╔══
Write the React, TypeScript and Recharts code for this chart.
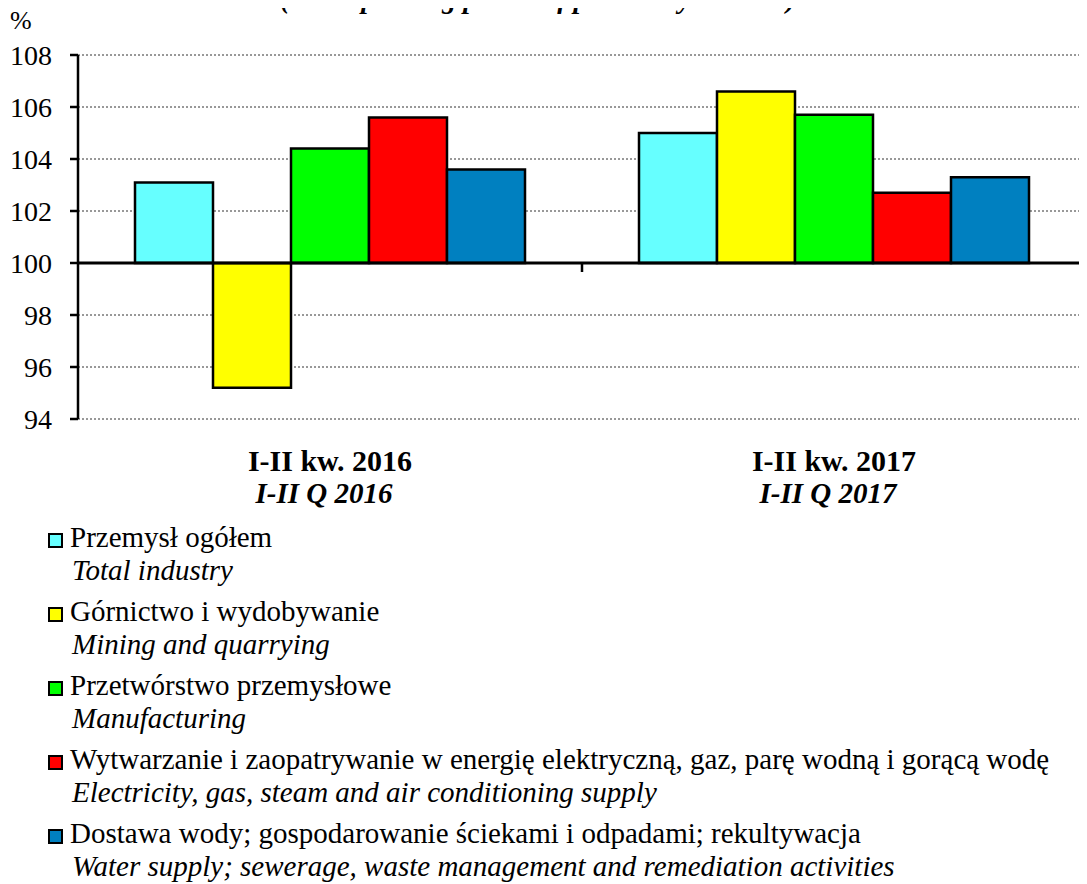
import React from "react";
import {
  Bar,
  BarChart,
  CartesianGrid,
  Legend,
  ReferenceLine,
  XAxis,
  YAxis,
} from "recharts";

// dane (okres poprzedni = 100)
const CATEGORIES = ["I-II kw. 2016", "I-II kw. 2017"];
const CATEGORIES_EN = ["I-II Q 2016", "I-II Q 2017"];

const TOTAL = [103.1, 105.0];
const MINING = [95.2, 106.6];
const MANUFACTURING = [104.4, 105.7];
const ENERGY = [105.6, 102.7];
const WATER = [103.6, 103.3];

const SERIES_PL = [
  "Przemysł ogółem",
  "Górnictwo i wydobywanie",
  "Przetwórstwo przemysłowe",
  "Wytwarzanie i zaopatrywanie w energię elektryczną, gaz, parę wodną i gorącą wodę",
  "Dostawa wody; gospodarowanie ściekami i odpadami; rekultywacja",
];
const SERIES_EN = [
  "Total industry",
  "Mining and quarrying",
  "Manufacturing",
  "Electricity, gas, steam and air conditioning supply",
  "Water supply; sewerage, waste management and remediation activities",
];
const SERIES_VALUES = [TOTAL, MINING, MANUFACTURING, ENERGY, WATER];
const COLORS = ["#66ffff", "#ffff00", "#00ff00", "#ff0000", "#0080c0"];

const Y_TICKS = [94, 96, 98, 100, 102, 104, 106, 108];
const BASE = 100;

// słupki rysowane od poziomu 100
const data = CATEGORIES.map((category, i) => {
  const row: Record<string, unknown> = { category };
  SERIES_VALUES.forEach((vals, s) => {
    row[`s${s}`] = [BASE, vals[i]];
  });
  return row;
});

const FONT = '"Liberation Serif", "Times New Roman", serif';

function CategoryTick({ x, y, payload }: any) {
  const i = CATEGORIES.indexOf(payload.value);
  return (
    <g>
      <text x={x} y={y + 52} textAnchor="middle" fontSize={30} fontWeight="bold" fill="#000">
        {payload.value}
      </text>
      <text
        x={x - 6}
        y={y + 84}
        textAnchor="middle"
        fontSize={29}
        fontWeight="bold"
        fontStyle="italic"
        fill="#000"
      >
        {CATEGORIES_EN[i]}
      </text>
    </g>
  );
}

function BaseLine(props: any) {
  const { x1, y1, x2, y2 } = props;
  const mid = (x1 + x2) / 2;
  return (
    <g>
      <line x1={x1} y1={y1} x2={x2} y2={y2} stroke="#000" strokeWidth={3} />
      <line x1={mid} y1={y1} x2={mid} y2={y1 + 9} stroke="#000" strokeWidth={2.5} />
      <line x1={x2 - 1} y1={y1} x2={x2 - 1} y2={y1 + 9} stroke="#000" strokeWidth={1} />
    </g>
  );
}

function LegendList({ payload }: any) {
  const items = [...(payload ?? [])].sort(
    (a: any, b: any) => SERIES_PL.indexOf(a.value) - SERIES_PL.indexOf(b.value),
  );
  return (
    <div style={{ position: "relative", width: 1087, height: 363, fontFamily: FONT }}>
      {items.map((entry: any, i: number) => {
        const idx = SERIES_PL.indexOf(entry.value);
        return (
          <div key={entry.value} style={{ position: "absolute", left: 0, top: i * 74, width: 1087, height: 70 }}>
            <span
              style={{
                position: "absolute",
                left: 48,
                top: 12,
                width: 15,
                height: 15,
                boxSizing: "border-box",
                border: "2px solid #000",
                background: entry.color,
              }}
            />
            <div
              style={{
                position: "absolute",
                left: 70,
                top: 0,
                fontSize: 29,
                lineHeight: "33px",
                whiteSpace: "nowrap",
                color: "#000",
              }}
            >
              {entry.value}
            </div>
            <div
              style={{
                position: "absolute",
                left: 72,
                top: 33,
                fontSize: 29,
                lineHeight: "33px",
                fontStyle: "italic",
                whiteSpace: "nowrap",
                color: "#000",
              }}
            >
              {SERIES_EN[idx]}
            </div>
          </div>
        );
      })}
    </div>
  );
}

export default function App() {
  return (
    <div
      style={{
        position: "relative",
        width: 1087,
        height: 884,
        margin: "-8px 0 0 -8px",
        fontFamily: FONT,
        background: "#fff",
      }}
    >
      <div
        style={{
          position: "absolute",
          left: 0,
          width: 1076,
          textAlign: "center",
          top: -15,
          fontSize: 28,
          lineHeight: "28px",
          fontWeight: "bold",
          fontStyle: "italic",
          whiteSpace: "nowrap",
        }}
      >
        (corresponding period of previous year=100)
      </div>
      <div style={{ position: "absolute", left: 10, top: 8, fontSize: 26, lineHeight: "26px" }}>%</div>
      <BarChart
        width={1087}
        height={884}
        data={data}
        margin={{ top: 55, right: 1, left: 0, bottom: 0 }}
        barCategoryGap={57}
        barGap={0}
      >
        <CartesianGrid vertical={false} stroke="#333" strokeDasharray="2 2" />
        <XAxis
          dataKey="category"
          height={102}
          axisLine={false}
          tickLine={false}
          tickSize={0}
          tickMargin={0}
          tick={<CategoryTick />}
          interval={0}
        />
        <YAxis
          width={78}
          domain={[94, 108]}
          ticks={Y_TICKS}
          interval={0}
          stroke="#000"
          strokeWidth={2.5}
          tickSize={8}
          tickMargin={18}
          tick={{ fill: "#000", fontSize: 28 }}
        />
        {SERIES_PL.map((name, s) => (
          <Bar
            key={name}
            dataKey={`s${s}`}
            name={name}
            fill={COLORS[s]}
            stroke="#000"
            strokeWidth={2.5}
            isAnimationActive={false}
          />
        ))}
        <ReferenceLine y={BASE} shape={<BaseLine />} />
        <Legend
          layout="vertical"
          align="center"
          verticalAlign="bottom"
          wrapperStyle={{ left: 0, width: 1087 }}
          content={<LegendList />}
        />
      </BarChart>
    </div>
  );
}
╚══
◆ TASK ◆
Your task is to restate word for word the lines from the top of the data to the line containing "const WATER = [103.6, 103.3];", both ends included, with every picture left out.

◆ ANSWER TO THE PROBLEM ◆
Write the React, TypeScript and Recharts code for this chart.
import React from "react";
import {
  Bar,
  BarChart,
  CartesianGrid,
  Legend,
  ReferenceLine,
  XAxis,
  YAxis,
} from "recharts";

// dane (okres poprzedni = 100)
const CATEGORIES = ["I-II kw. 2016", "I-II kw. 2017"];
const CATEGORIES_EN = ["I-II Q 2016", "I-II Q 2017"];

const TOTAL = [103.1, 105.0];
const MINING = [95.2, 106.6];
const MANUFACTURING = [104.4, 105.7];
const ENERGY = [105.6, 102.7];
const WATER = [103.6, 103.3];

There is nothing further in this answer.